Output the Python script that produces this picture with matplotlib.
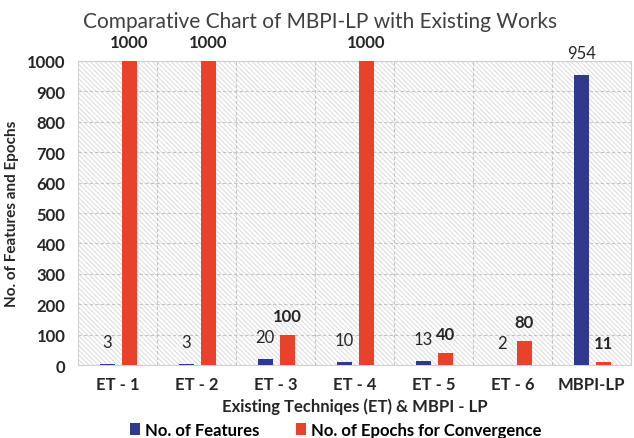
import matplotlib
matplotlib.use("Agg")
import matplotlib.pyplot as plt
import numpy as np
from matplotlib.patches import Rectangle

categories = ["ET - 1", "ET - 2", "ET - 3", "ET - 4", "ET - 5", "ET - 6", "MBPI-LP"]
features = [3, 3, 20, 10, 13, 2, 954]
epochs = [1000, 1000, 100, 1000, 40, 80, 11]
yticks = list(range(0, 1001, 100))

BLUE = "#2f3a8f"
RED = "#e8432a"
TXT = "#262626"

plt.rcParams["font.family"] = ["Lato", "DejaVu Sans"]
plt.rcParams["hatch.color"] = "#dcdcdc"
plt.rcParams["hatch.linewidth"] = 0.7

fig = plt.figure(figsize=(6.34, 4.39), dpi=100)
ax = fig.add_axes([0.123, 0.166, 0.872, 0.693])

x = np.arange(len(categories))
w = 0.19
ax.add_patch(Rectangle((0, 0), 1, 1, transform=ax.transAxes, facecolor="white",
                       edgecolor="#dcdcdc", lw=0, hatch="\\" * 7, zorder=0))
b1 = ax.bar(x - 0.13, features, w, color=BLUE, zorder=3, label="No. of Features")
b2 = ax.bar(x + 0.15, epochs, w, color=RED, zorder=3, label="No. of Epochs for Convergence")

for xi, v in zip(x - 0.13, features):
    ax.annotate(str(v), (xi, v), xytext=(0, 10), textcoords="offset points",
                ha="center", va="bottom", fontsize=12, color=TXT)
for xi, v in zip(x + 0.15, epochs):
    ax.annotate(str(v), (xi, v), xytext=(0, 8), textcoords="offset points",
                ha="center", va="bottom", fontsize=12, color=TXT, fontweight="bold")

ax.set_xlim(-0.5, len(categories) - 0.5)
ax.set_ylim(0, 1000)
ax.set_yticks(yticks)
ax.set_xticks(x)
ax.set_xticklabels(categories)
ax.set_xticks(x[:-1] + 0.5, minor=True)
ax.tick_params(axis="both", which="both", length=0, labelsize=12, colors=TXT)
for lab in ax.get_xticklabels() + ax.get_yticklabels():
    lab.set_fontweight("bold")
ax.tick_params(axis="x", pad=8)
ax.tick_params(axis="y", pad=9)
ax.grid(axis="y", which="major", color="#c4c4c4", linestyle=(0, (3, 2)), lw=0.8, zorder=1)
ax.grid(axis="x", which="minor", color="#c4c4c4", linestyle=(0, (3, 2)), lw=0.8, zorder=1)
ax.set_axisbelow(True)
for s in ax.spines.values():
    s.set_color("#d0d0d0")

ax.set_ylabel("No. of Features and Epochs", fontsize=11, fontweight="bold", color=TXT, labelpad=6)
ax.set_xlabel("Existing Techniqes (ET) & MBPI - LP", fontsize=12, fontweight="bold", color=TXT, labelpad=4)
fig.text(0.505, 0.95, "Comparative Chart of MBPI-LP with Existing Works", ha="center", va="center",
         fontsize=15, color="#404040")
fig.legend(handles=[b1, b2], loc="center", bbox_to_anchor=(0.53, 0.018), ncol=2, frameon=False,
           handlelength=0.6, handleheight=0.7, handletextpad=0.3, columnspacing=2.2,
           prop={"weight": "bold", "size": 12})
fig.savefig("out.png", dpi=100)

--------------------

**STATED EXERCISE**.
Leave out the pictures and copy the rest of the material above exactly.

**EXERCISE SOLUTION**.
Output the Python script that produces this picture with matplotlib.
import matplotlib
matplotlib.use("Agg")
import matplotlib.pyplot as plt
import numpy as np
from matplotlib.patches import Rectangle

categories = ["ET - 1", "ET - 2", "ET - 3", "ET - 4", "ET - 5", "ET - 6", "MBPI-LP"]
features = [3, 3, 20, 10, 13, 2, 954]
epochs = [1000, 1000, 100, 1000, 40, 80, 11]
yticks = list(range(0, 1001, 100))

BLUE = "#2f3a8f"
RED = "#e8432a"
TXT = "#262626"

plt.rcParams["font.family"] = ["Lato", "DejaVu Sans"]
plt.rcParams["hatch.color"] = "#dcdcdc"
plt.rcParams["hatch.linewidth"] = 0.7

fig = plt.figure(figsize=(6.34, 4.39), dpi=100)
ax = fig.add_axes([0.123, 0.166, 0.872, 0.693])

x = np.arange(len(categories))
w = 0.19
ax.add_patch(Rectangle((0, 0), 1, 1, transform=ax.transAxes, facecolor="white",
                       edgecolor="#dcdcdc", lw=0, hatch="\\" * 7, zorder=0))
b1 = ax.bar(x - 0.13, features, w, color=BLUE, zorder=3, label="No. of Features")
b2 = ax.bar(x + 0.15, epochs, w, color=RED, zorder=3, label="No. of Epochs for Convergence")

for xi, v in zip(x - 0.13, features):
    ax.annotate(str(v), (xi, v), xytext=(0, 10), textcoords="offset points",
                ha="center", va="bottom", fontsize=12, color=TXT)
for xi, v in zip(x + 0.15, epochs):
    ax.annotate(str(v), (xi, v), xytext=(0, 8), textcoords="offset points",
                ha="center", va="bottom", fontsize=12, color=TXT, fontweight="bold")

ax.set_xlim(-0.5, len(categories) - 0.5)
ax.set_ylim(0, 1000)
ax.set_yticks(yticks)
ax.set_xticks(x)
ax.set_xticklabels(categories)
ax.set_xticks(x[:-1] + 0.5, minor=True)
ax.tick_params(axis="both", which="both", length=0, labelsize=12, colors=TXT)
for lab in ax.get_xticklabels() + ax.get_yticklabels():
    lab.set_fontweight("bold")
ax.tick_params(axis="x", pad=8)
ax.tick_params(axis="y", pad=9)
ax.grid(axis="y", which="major", color="#c4c4c4", linestyle=(0, (3, 2)), lw=0.8, zorder=1)
ax.grid(axis="x", which="minor", color="#c4c4c4", linestyle=(0, (3, 2)), lw=0.8, zorder=1)
ax.set_axisbelow(True)
for s in ax.spines.values():
    s.set_color("#d0d0d0")

ax.set_ylabel("No. of Features and Epochs", fontsize=11, fontweight="bold", color=TXT, labelpad=6)
ax.set_xlabel("Existing Techniqes (ET) & MBPI - LP", fontsize=12, fontweight="bold", color=TXT, labelpad=4)
fig.text(0.505, 0.95, "Comparative Chart of MBPI-LP with Existing Works", ha="center", va="center",
         fontsize=15, color="#404040")
fig.legend(handles=[b1, b2], loc="center", bbox_to_anchor=(0.53, 0.018), ncol=2, frameon=False,
           handlelength=0.6, handleheight=0.7, handletextpad=0.3, columnspacing=2.2,
           prop={"weight": "bold", "size": 12})
fig.savefig("out.png", dpi=100)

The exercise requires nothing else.